MDI looks for new identity as IP leader
SAN ANTONIO--According to company President and Chief Executive Officer J. Collier Sparks, this year, it's an all new MDI Inc.
After a number of changes in the past year including new management and headquarters, and struggling with a less than stellar reputation, the company refocused its efforts on being a provider of IP-centric building management systems that integrates video surveillance and access control applications.
The most recent reorganization began when Sparks was brought in to replace Danny Mills, who vacated the post in mid-2004. At the time the company, which was going by the American Building Controls name until last fall, was in the midst of shedding non-core businesses--it sold its SecurityandMore, a retail consumer product business, and industrial distribution business Industrial Vision Source to Mace Security in July 2004.
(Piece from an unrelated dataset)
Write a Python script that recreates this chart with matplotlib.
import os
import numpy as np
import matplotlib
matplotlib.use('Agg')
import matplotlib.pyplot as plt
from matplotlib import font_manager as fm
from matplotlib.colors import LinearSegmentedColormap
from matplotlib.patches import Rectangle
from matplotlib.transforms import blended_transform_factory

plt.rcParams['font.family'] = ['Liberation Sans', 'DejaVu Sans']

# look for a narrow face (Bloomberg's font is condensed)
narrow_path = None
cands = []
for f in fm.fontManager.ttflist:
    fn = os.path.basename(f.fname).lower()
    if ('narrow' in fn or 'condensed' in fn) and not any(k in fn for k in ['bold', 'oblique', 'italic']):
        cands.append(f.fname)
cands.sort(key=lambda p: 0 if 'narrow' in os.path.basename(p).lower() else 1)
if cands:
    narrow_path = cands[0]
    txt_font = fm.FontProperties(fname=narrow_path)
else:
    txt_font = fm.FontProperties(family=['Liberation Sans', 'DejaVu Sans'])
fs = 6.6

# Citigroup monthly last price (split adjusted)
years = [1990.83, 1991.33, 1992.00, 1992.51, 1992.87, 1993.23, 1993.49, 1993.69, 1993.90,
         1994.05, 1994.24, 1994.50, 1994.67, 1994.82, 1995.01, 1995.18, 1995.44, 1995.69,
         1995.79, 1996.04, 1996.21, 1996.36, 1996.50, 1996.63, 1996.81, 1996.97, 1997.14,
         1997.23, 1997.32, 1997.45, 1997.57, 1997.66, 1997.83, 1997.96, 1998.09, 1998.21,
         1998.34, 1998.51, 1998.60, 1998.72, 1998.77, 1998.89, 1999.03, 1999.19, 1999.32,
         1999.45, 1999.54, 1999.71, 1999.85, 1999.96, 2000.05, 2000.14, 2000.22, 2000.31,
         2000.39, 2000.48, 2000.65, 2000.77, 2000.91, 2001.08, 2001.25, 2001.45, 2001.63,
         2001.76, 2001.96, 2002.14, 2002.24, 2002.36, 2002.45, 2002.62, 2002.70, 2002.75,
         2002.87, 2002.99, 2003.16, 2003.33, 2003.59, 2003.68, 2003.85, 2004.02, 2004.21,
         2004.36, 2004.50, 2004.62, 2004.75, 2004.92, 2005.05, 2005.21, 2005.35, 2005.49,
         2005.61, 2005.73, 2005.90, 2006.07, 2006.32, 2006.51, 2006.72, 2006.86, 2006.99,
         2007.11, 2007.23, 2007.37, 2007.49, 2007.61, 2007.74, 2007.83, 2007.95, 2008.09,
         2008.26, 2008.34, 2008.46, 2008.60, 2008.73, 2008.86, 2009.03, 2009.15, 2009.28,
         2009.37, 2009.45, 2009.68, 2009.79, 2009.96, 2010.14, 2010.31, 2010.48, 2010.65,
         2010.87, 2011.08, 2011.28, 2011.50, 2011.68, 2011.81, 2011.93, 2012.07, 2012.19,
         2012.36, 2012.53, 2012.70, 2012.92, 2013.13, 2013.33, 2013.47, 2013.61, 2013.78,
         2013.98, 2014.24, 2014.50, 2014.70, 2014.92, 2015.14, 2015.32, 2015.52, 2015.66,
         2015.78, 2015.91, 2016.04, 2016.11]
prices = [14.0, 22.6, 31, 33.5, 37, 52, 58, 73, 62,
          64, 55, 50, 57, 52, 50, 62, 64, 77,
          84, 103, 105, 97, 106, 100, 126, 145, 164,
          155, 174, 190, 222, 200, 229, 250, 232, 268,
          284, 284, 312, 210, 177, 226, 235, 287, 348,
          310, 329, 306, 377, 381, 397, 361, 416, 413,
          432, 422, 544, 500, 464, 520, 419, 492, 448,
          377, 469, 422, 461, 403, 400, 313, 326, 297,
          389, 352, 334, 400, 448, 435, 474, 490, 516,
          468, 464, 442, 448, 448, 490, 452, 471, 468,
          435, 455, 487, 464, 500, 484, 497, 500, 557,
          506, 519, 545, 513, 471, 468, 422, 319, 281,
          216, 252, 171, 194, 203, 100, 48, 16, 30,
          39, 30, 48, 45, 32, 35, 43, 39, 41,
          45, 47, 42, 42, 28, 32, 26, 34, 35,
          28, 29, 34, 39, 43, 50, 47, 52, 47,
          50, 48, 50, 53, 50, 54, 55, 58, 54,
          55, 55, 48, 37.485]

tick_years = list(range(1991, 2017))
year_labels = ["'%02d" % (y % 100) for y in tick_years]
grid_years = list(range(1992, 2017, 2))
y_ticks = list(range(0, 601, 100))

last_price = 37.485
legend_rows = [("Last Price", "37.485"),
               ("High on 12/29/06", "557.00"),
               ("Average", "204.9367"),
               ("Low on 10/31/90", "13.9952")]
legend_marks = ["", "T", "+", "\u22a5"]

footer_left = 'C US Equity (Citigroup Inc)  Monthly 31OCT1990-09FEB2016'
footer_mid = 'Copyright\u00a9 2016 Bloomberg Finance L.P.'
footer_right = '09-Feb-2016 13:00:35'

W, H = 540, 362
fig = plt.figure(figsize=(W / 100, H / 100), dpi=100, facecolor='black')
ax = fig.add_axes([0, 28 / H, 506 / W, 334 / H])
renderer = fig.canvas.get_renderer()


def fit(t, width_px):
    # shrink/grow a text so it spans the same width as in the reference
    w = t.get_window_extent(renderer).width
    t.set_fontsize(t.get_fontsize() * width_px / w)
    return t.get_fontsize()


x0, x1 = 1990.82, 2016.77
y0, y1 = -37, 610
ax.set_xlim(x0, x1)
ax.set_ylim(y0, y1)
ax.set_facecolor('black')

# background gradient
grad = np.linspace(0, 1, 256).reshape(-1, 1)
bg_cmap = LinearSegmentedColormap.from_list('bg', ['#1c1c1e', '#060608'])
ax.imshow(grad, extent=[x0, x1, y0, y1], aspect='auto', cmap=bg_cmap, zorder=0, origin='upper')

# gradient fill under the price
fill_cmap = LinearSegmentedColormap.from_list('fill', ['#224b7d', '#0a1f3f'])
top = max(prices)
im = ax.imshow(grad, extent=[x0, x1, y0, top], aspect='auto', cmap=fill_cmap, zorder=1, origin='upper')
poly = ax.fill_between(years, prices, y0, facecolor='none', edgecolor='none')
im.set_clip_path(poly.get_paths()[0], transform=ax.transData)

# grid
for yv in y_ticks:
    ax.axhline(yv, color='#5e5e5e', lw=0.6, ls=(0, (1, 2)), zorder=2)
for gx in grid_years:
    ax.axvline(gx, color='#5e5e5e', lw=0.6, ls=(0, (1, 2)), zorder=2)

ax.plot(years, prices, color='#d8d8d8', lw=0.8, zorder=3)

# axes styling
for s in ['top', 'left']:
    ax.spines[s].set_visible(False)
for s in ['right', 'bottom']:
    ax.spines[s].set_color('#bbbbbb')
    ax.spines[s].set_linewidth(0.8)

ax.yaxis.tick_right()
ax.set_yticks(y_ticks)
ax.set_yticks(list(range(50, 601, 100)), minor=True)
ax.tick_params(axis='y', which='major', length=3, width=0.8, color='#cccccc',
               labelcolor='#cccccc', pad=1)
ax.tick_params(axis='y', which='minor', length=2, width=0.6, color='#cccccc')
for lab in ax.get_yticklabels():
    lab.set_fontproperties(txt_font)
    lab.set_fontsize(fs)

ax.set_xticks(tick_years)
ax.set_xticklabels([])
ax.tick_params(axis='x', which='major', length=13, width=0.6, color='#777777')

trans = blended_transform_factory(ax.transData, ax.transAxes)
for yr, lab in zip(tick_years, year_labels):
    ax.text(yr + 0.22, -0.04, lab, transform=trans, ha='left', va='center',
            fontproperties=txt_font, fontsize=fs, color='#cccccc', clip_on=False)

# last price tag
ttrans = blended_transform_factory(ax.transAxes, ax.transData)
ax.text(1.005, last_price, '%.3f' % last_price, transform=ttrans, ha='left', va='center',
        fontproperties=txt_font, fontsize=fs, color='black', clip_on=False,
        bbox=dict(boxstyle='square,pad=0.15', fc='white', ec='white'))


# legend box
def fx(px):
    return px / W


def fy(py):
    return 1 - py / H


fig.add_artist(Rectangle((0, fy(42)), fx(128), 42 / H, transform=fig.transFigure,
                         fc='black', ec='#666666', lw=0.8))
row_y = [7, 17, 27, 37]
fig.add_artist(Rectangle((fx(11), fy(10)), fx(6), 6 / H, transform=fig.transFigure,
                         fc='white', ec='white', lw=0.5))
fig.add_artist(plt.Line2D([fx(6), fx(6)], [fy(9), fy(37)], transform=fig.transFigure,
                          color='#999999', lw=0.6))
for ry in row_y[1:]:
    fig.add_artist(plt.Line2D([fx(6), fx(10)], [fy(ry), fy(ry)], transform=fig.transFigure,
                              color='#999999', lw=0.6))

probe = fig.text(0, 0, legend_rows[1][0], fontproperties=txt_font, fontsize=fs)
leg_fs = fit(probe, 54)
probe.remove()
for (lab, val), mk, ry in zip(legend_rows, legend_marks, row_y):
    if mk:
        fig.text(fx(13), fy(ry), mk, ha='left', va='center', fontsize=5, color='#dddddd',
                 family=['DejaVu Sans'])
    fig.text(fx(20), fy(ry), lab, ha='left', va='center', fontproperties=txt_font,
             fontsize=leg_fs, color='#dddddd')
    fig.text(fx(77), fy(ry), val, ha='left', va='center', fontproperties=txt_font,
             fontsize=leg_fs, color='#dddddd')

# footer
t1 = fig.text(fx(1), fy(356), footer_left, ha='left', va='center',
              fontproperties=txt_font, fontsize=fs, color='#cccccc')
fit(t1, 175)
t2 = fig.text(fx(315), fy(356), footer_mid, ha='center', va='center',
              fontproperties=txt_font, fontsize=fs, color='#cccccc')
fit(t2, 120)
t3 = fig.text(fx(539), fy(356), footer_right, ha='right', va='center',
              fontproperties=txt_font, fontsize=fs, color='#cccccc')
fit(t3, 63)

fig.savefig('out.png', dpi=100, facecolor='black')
It also consolidated,--closing down all other offices except a research facility in Ontario, Calif.--moved into new headquarters, and downsized its headcount from 180 last January to 74 now.
Collier found that MDI Inc. needed to center around the access control brand and to show that the company took the name on as a whole.
"When I got involved and I looked at the technology, I was quite surprised," Collier said. "Looking for the direction we wanted to go through this reorganization process, it occurred to us that the part of the business that was truly missing was the middle market segment, and the drive to get into the products business."
To address this segment of the industry, MDI scaled down the enterprise-level version of its SAFEnet security management system, a project four years in the making. But Mike Garcia, vice president of marketing with the company, said MDI has not turned its back on its enterprise-level customers such as MBNA, Caterpillar and the federal government, a segment the company had long focused on.
"We are not digressing from the enterprise level," Garcia said. "I believe it's the strongest offering on the market."
Both said being able to offer technology to the middle market stemmed from the technology's open architecture platform, making it easier to integrate the product now and upgrade it as needed in the future.
"The scalability means that users can rest assured that the systems will grow as needs will grow," Garcia said. "We look at it as a one-stop shop security solution from one manufacturer."
Driving the company's move into the product space was the launch of three new product lines, including DVRs, digital cameras and access management software. In addition, at ISC West the company unveiled a line of biometric access control systems, proximity access controllers, long-range proximity readers, electromagnetic locks, electric strikes and electric bolts.
According to Collier, the new line strengthens the company's position as a single source manufacturer of integrated security solutions.
'We're more than just an enterprise level access control software company," he said.